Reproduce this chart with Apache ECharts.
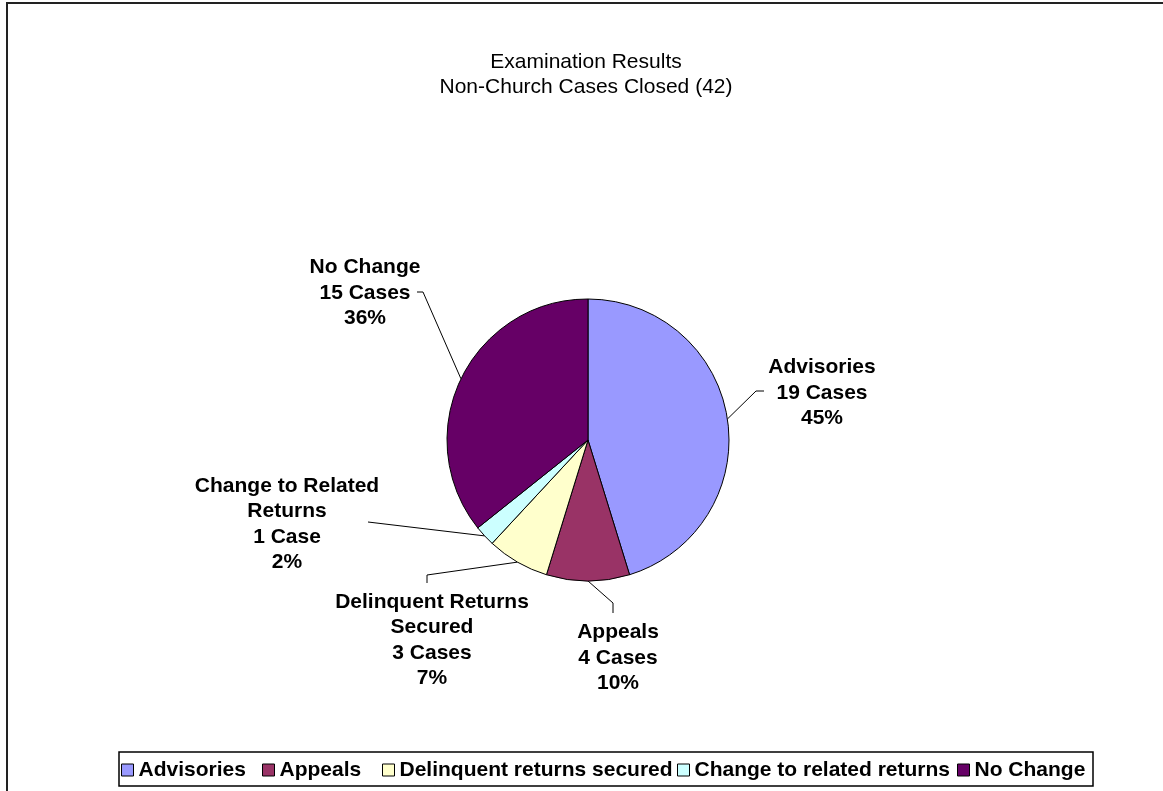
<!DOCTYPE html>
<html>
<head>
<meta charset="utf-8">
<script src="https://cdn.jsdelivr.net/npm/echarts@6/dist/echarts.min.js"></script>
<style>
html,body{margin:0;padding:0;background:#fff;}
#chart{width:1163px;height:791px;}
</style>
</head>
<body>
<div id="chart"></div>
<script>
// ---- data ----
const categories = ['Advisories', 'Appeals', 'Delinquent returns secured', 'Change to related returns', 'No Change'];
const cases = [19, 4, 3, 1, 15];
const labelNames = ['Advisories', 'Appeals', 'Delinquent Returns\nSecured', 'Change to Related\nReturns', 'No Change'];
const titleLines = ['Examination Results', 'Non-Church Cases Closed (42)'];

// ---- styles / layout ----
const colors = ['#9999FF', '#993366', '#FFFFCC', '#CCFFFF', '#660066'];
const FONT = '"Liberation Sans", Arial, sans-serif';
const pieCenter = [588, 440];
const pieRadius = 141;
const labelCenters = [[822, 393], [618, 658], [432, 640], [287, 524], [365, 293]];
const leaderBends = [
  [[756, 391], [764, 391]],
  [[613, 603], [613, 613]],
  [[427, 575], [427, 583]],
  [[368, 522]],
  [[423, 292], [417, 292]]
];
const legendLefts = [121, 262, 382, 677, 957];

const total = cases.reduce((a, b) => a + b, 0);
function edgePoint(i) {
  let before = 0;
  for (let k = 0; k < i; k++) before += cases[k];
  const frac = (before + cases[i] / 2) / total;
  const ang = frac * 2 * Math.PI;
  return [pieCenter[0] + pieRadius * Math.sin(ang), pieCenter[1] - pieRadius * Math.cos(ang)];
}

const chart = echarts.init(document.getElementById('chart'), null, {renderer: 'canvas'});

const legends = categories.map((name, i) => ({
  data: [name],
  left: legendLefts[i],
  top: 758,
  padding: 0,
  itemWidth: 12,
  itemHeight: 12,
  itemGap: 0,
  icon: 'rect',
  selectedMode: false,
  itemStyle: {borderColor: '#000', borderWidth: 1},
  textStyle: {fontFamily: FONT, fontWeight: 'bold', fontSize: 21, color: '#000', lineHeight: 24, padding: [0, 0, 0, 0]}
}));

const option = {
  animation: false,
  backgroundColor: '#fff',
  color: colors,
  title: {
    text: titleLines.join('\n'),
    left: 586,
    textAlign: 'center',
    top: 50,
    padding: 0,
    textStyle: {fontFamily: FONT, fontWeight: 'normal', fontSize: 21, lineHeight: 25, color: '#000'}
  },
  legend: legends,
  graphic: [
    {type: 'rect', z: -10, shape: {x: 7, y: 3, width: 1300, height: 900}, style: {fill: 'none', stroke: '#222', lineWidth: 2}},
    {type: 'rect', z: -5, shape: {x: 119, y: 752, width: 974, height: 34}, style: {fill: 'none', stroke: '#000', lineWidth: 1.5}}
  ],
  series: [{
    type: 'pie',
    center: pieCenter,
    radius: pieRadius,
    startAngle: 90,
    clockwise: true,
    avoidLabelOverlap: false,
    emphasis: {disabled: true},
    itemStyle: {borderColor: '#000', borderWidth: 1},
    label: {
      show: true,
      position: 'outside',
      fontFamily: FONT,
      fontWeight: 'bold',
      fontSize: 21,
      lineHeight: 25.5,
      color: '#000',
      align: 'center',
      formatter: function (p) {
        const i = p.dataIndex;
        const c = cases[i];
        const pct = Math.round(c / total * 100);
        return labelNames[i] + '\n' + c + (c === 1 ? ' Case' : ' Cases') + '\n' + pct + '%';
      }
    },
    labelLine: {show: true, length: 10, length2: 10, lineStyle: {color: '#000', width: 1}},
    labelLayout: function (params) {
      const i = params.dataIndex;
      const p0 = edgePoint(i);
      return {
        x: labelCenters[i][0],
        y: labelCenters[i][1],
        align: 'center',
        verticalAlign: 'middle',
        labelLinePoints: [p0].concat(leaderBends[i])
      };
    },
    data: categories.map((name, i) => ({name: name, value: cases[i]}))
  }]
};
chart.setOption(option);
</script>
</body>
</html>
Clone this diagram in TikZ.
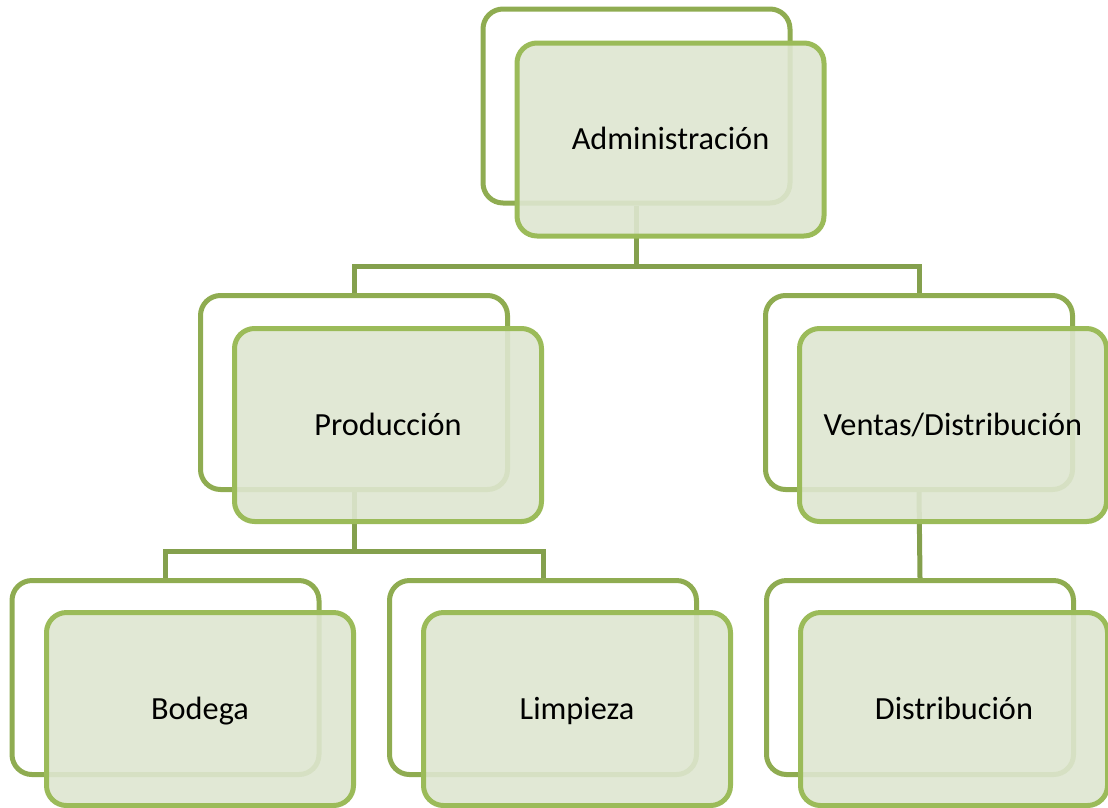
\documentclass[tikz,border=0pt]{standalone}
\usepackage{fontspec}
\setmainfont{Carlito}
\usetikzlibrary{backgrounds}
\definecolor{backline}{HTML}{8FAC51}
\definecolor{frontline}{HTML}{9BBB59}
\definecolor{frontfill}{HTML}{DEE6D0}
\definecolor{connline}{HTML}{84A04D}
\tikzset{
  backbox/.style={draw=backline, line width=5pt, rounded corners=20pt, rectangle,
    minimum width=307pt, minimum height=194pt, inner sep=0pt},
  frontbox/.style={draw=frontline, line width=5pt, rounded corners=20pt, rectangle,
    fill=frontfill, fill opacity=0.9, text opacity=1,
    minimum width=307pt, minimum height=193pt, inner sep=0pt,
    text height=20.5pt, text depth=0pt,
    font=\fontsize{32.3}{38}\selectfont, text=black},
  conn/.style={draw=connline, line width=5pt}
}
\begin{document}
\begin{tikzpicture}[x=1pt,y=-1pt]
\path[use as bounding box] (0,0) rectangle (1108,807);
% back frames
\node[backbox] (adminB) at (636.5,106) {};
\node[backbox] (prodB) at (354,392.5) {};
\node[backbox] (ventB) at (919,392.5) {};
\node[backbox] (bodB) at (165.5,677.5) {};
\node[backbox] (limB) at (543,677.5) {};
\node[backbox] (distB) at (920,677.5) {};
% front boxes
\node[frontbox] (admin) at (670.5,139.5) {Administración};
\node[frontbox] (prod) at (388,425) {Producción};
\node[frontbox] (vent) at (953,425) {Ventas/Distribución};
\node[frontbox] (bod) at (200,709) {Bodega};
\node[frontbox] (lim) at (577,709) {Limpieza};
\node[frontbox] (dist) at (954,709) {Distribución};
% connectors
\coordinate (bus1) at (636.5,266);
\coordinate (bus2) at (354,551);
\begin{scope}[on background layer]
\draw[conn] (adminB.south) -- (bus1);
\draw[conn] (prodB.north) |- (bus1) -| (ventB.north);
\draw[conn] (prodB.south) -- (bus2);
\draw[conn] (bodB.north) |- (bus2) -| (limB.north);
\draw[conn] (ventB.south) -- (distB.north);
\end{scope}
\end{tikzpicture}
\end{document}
****************
**Task instructions**
Transcribe the material exactly, leaving every picture out.

**Completed task**
Reproduce this chart with Apache ECharts.
<!DOCTYPE html>
<html>
<head>
<meta charset="utf-8">
<script src="https://cdn.jsdelivr.net/npm/echarts@6/dist/echarts.min.js"></script>
<style>
html,body{margin:0;padding:0;background:#fff;}
#chart{width:1163px;height:791px;}
</style>
</head>
<body>
<div id="chart"></div>
<script>
// ---- data ----
const categories = ['Advisories', 'Appeals', 'Delinquent returns secured', 'Change to related returns', 'No Change'];
const cases = [19, 4, 3, 1, 15];
const labelNames = ['Advisories', 'Appeals', 'Delinquent Returns\nSecured', 'Change to Related\nReturns', 'No Change'];
const titleLines = ['Examination Results', 'Non-Church Cases Closed (42)'];

// ---- styles / layout ----
const colors = ['#9999FF', '#993366', '#FFFFCC', '#CCFFFF', '#660066'];
const FONT = '"Liberation Sans", Arial, sans-serif';
const pieCenter = [588, 440];
const pieRadius = 141;
const labelCenters = [[822, 393], [618, 658], [432, 640], [287, 524], [365, 293]];
const leaderBends = [
  [[756, 391], [764, 391]],
  [[613, 603], [613, 613]],
  [[427, 575], [427, 583]],
  [[368, 522]],
  [[423, 292], [417, 292]]
];
const legendLefts = [121, 262, 382, 677, 957];

const total = cases.reduce((a, b) => a + b, 0);
function edgePoint(i) {
  let before = 0;
  for (let k = 0; k < i; k++) before += cases[k];
  const frac = (before + cases[i] / 2) / total;
  const ang = frac * 2 * Math.PI;
  return [pieCenter[0] + pieRadius * Math.sin(ang), pieCenter[1] - pieRadius * Math.cos(ang)];
}

const chart = echarts.init(document.getElementById('chart'), null, {renderer: 'canvas'});

const legends = categories.map((name, i) => ({
  data: [name],
  left: legendLefts[i],
  top: 758,
  padding: 0,
  itemWidth: 12,
  itemHeight: 12,
  itemGap: 0,
  icon: 'rect',
  selectedMode: false,
  itemStyle: {borderColor: '#000', borderWidth: 1},
  textStyle: {fontFamily: FONT, fontWeight: 'bold', fontSize: 21, color: '#000', lineHeight: 24, padding: [0, 0, 0, 0]}
}));

const option = {
  animation: false,
  backgroundColor: '#fff',
  color: colors,
  title: {
    text: titleLines.join('\n'),
    left: 586,
    textAlign: 'center',
    top: 50,
    padding: 0,
    textStyle: {fontFamily: FONT, fontWeight: 'normal', fontSize: 21, lineHeight: 25, color: '#000'}
  },
  legend: legends,
  graphic: [
    {type: 'rect', z: -10, shape: {x: 7, y: 3, width: 1300, height: 900}, style: {fill: 'none', stroke: '#222', lineWidth: 2}},
    {type: 'rect', z: -5, shape: {x: 119, y: 752, width: 974, height: 34}, style: {fill: 'none', stroke: '#000', lineWidth: 1.5}}
  ],
  series: [{
    type: 'pie',
    center: pieCenter,
    radius: pieRadius,
    startAngle: 90,
    clockwise: true,
    avoidLabelOverlap: false,
    emphasis: {disabled: true},
    itemStyle: {borderColor: '#000', borderWidth: 1},
    label: {
      show: true,
      position: 'outside',
      fontFamily: FONT,
      fontWeight: 'bold',
      fontSize: 21,
      lineHeight: 25.5,
      color: '#000',
      align: 'center',
      formatter: function (p) {
        const i = p.dataIndex;
        const c = cases[i];
        const pct = Math.round(c / total * 100);
        return labelNames[i] + '\n' + c + (c === 1 ? ' Case' : ' Cases') + '\n' + pct + '%';
      }
    },
    labelLine: {show: true, length: 10, length2: 10, lineStyle: {color: '#000', width: 1}},
    labelLayout: function (params) {
      const i = params.dataIndex;
      const p0 = edgePoint(i);
      return {
        x: labelCenters[i][0],
        y: labelCenters[i][1],
        align: 'center',
        verticalAlign: 'middle',
        labelLinePoints: [p0].concat(leaderBends[i])
      };
    },
    data: categories.map((name, i) => ({name: name, value: cases[i]}))
  }]
};
chart.setOption(option);
</script>
</body>
</html>
Clone this diagram in TikZ.
\documentclass[tikz,border=0pt]{standalone}
\usepackage{fontspec}
\setmainfont{Carlito}
\usetikzlibrary{backgrounds}
\definecolor{backline}{HTML}{8FAC51}
\definecolor{frontline}{HTML}{9BBB59}
\definecolor{frontfill}{HTML}{DEE6D0}
\definecolor{connline}{HTML}{84A04D}
\tikzset{
  backbox/.style={draw=backline, line width=5pt, rounded corners=20pt, rectangle,
    minimum width=307pt, minimum height=194pt, inner sep=0pt},
  frontbox/.style={draw=frontline, line width=5pt, rounded corners=20pt, rectangle,
    fill=frontfill, fill opacity=0.9, text opacity=1,
    minimum width=307pt, minimum height=193pt, inner sep=0pt,
    text height=20.5pt, text depth=0pt,
    font=\fontsize{32.3}{38}\selectfont, text=black},
  conn/.style={draw=connline, line width=5pt}
}
\begin{document}
\begin{tikzpicture}[x=1pt,y=-1pt]
\path[use as bounding box] (0,0) rectangle (1108,807);
% back frames
\node[backbox] (adminB) at (636.5,106) {};
\node[backbox] (prodB) at (354,392.5) {};
\node[backbox] (ventB) at (919,392.5) {};
\node[backbox] (bodB) at (165.5,677.5) {};
\node[backbox] (limB) at (543,677.5) {};
\node[backbox] (distB) at (920,677.5) {};
% front boxes
\node[frontbox] (admin) at (670.5,139.5) {Administración};
\node[frontbox] (prod) at (388,425) {Producción};
\node[frontbox] (vent) at (953,425) {Ventas/Distribución};
\node[frontbox] (bod) at (200,709) {Bodega};
\node[frontbox] (lim) at (577,709) {Limpieza};
\node[frontbox] (dist) at (954,709) {Distribución};
% connectors
\coordinate (bus1) at (636.5,266);
\coordinate (bus2) at (354,551);
\begin{scope}[on background layer]
\draw[conn] (adminB.south) -- (bus1);
\draw[conn] (prodB.north) |- (bus1) -| (ventB.north);
\draw[conn] (prodB.south) -- (bus2);
\draw[conn] (bodB.north) |- (bus2) -| (limB.north);
\draw[conn] (ventB.south) -- (distB.north);
\end{scope}
\end{tikzpicture}
\end{document}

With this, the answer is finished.